The Commission examined the competitive effects of the proposed merger on competition in the markets for (i) the import and sale of bananas to retailers and wholesalers, (ii) banana ripening services and (iii) the sourcing and sale of pineapples.
The Commission's investigation found that despite the high market shares of Chiquita and Fyffes for the import and supply of bananas, in particular in Belgium, Finland, Ireland, Latvia, The Netherlands, Sweden and the UK, wholesale and retail customers would still have a significant number of other potential banana suppliers to choose from. Those alternative suppliers include large banana suppliers, such as Dole, Del Monte or Compagnie Fruitière; growers engaged in direct marketing in the EU, such as Noboa and Uniban, and medium size players such as AFC, Cobana, De Groot, T-Port or Univeg. The Commission also found that those other players in principle faced no significant obstacles to expand their activities or enter in neighbouring geographic markets.

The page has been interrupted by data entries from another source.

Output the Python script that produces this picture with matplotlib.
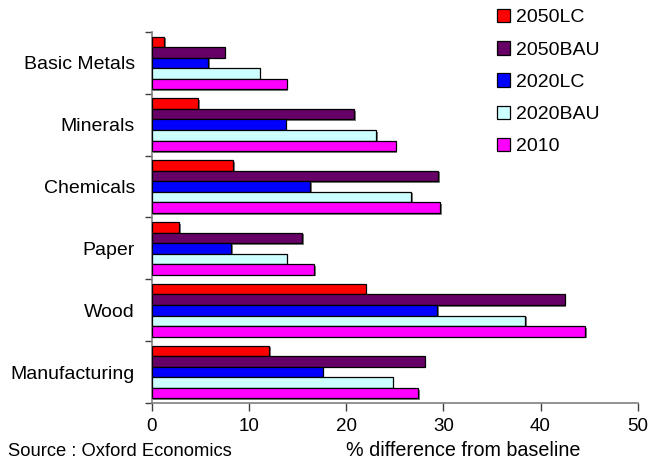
import matplotlib
matplotlib.use("Agg")
import matplotlib.pyplot as plt
import matplotlib.patheffects as pe
from matplotlib.patches import Patch
import numpy as np

plt.rcParams['font.family'] = ['Liberation Sans', 'DejaVu Sans']

sectors = ["Basic Metals", "Minerals", "Chemicals", "Paper", "Wood", "Manufacturing"]
series = ["2050LC", "2050BAU", "2020LC", "2020BAU", "2010"]
colors = ["#FF0000", "#660066", "#0000FF", "#CCFFFF", "#FF00FF"]

v_2050lc = [1.3, 4.8, 8.4, 2.8, 22.0, 12.1]
v_2050bau = [7.5, 20.8, 29.5, 15.5, 42.5, 28.1]
v_2020lc = [5.8, 13.8, 16.3, 8.2, 29.4, 17.6]
v_2020bau = [11.1, 23.1, 26.7, 13.9, 38.4, 24.8]
v_2010 = [13.9, 25.1, 29.7, 16.7, 44.6, 27.4]
values = [v_2050lc, v_2050bau, v_2020lc, v_2020bau, v_2010]

xticks = [0, 10, 20, 30, 40, 50]

fig = plt.figure(figsize=(6.49, 4.63), dpi=100)
ax = fig.add_axes([0.2337, 0.1296, 0.9826 - 0.2337, 0.9309 - 0.1296])

n = len(sectors)
centers = np.arange(n)[::-1]  # first sector at top
bar_h = 0.17
shadow = [pe.SimplePatchShadow(offset=(1.2, -1.2), shadow_rgbFace="#7f7f7f", alpha=1.0), pe.Normal()]

for i, (name, vals, col) in enumerate(zip(series, values, colors)):
    ypos = centers + (2 - i) * bar_h
    bars = ax.barh(ypos, vals, height=bar_h, color=col, edgecolor="black",
                   linewidth=0.9, label=name, zorder=3)
    for b in bars:
        b.set_path_effects(shadow)

ax.set_xlim(0, 50)
ax.set_ylim(-0.5, n - 0.5)
ax.set_xticks(xticks)
ax.set_xticklabels([str(t) for t in xticks], fontsize=13.5)
ax.set_yticks(centers)
ax.set_yticklabels(sectors, fontsize=14)
ax.set_yticks(np.arange(-0.5, n, 1.0), minor=True)

ax.tick_params(axis="y", which="major", length=0, pad=12)
ax.tick_params(axis="y", which="minor", length=5, width=1.0, color="#404040", direction="out")
ax.tick_params(axis="x", which="major", length=6, width=1.0, color="#404040", direction="out", pad=5)

for s in ["top", "right"]:
    ax.spines[s].set_visible(False)
ax.spines["left"].set_color("#808080")
ax.spines["bottom"].set_color("#808080")
ax.spines["left"].set_linewidth(1.2)
ax.spines["bottom"].set_linewidth(1.2)

handles = [Patch(facecolor=c, edgecolor="black", linewidth=0.9) for c in colors]
fig.legend(handles, series, loc="upper left", bbox_to_anchor=(493 / 649, 1 - 5 / 463),
           frameon=False, fontsize=14, handlelength=0.68, handleheight=0.68,
           handletextpad=0.3, labelspacing=0.76, borderaxespad=0, borderpad=0.2)

fig.text(8 / 649, 1 - 451 / 463, "Source : Oxford Economics", fontsize=13.2, va="center", ha="left")
fig.text(463 / 649, 1 - 451 / 463, "% difference from baseline", fontsize=14.2, va="center", ha="center")

fig.savefig("out.png", dpi=100)
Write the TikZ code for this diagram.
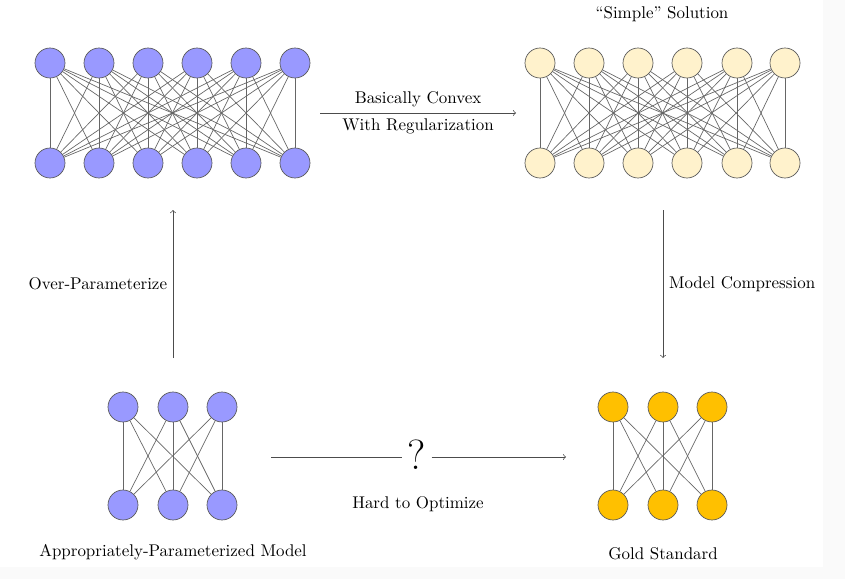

Moreover the Commission investigation confirmed the claims of Chiquita and Fyffes as to the lack of barriers at the various levels of the banana supply chain, in particular the growing level, the ripening level and the intra-EU transport level. As regards shipping the investigation indicated however a serious risk of potential shutting out or limitation of competitors' access to shipping services. The commitment proposed by Chiquita and Fyffes dispels this risk.
The duration of the commitment is ten years. Articles 101 and/or 102 of the Treaty on the Functioning of the European Union (TFEU) remain fully applicable to the entirety of Chiquita's and Fyffes' agreements or other practices.
The Commission did not identify competition concerns with respect to the provision of banana ripening services and sourcing and supply of pineapples.
In view of the remedies proposed, the Commission concluded that the transaction, as modified, would not raise competition concerns anymore. This decision is conditional upon full compliance with the commitments.
The transaction was notified to the Commission on 14 August 2014.
Companies and products
Chiquita is active globally as an importer of fresh produce and in particular bananas. In the EU Chiquita supplies also other fruit (notably pineapples), provides ripening services and shipping services.
Fyffes is also active in the procurement, shipping, import and wholesale of bananas and other fruit.
The banana supply chain from the grower to the customer entails the following levels: growing in the tropics, shipping, ripening and intra-EU transport.
Merger control rules and procedures
The Commission has the duty to assess mergers and acquisitions involving companies with a turnover above certain thresholds (see Article 1 of the Merger Regulation) and to prevent concentrations that would significantly impede effective competition in the EEA or any substantial part of it.
The vast majority of notified mergers do not pose competition problems and are cleared after a routine review. From the moment a transaction is notified, the Commission generally has a total of 25 working days to decide whether to grant approval (Phase I) or to start an in-depth investigation (Phase II).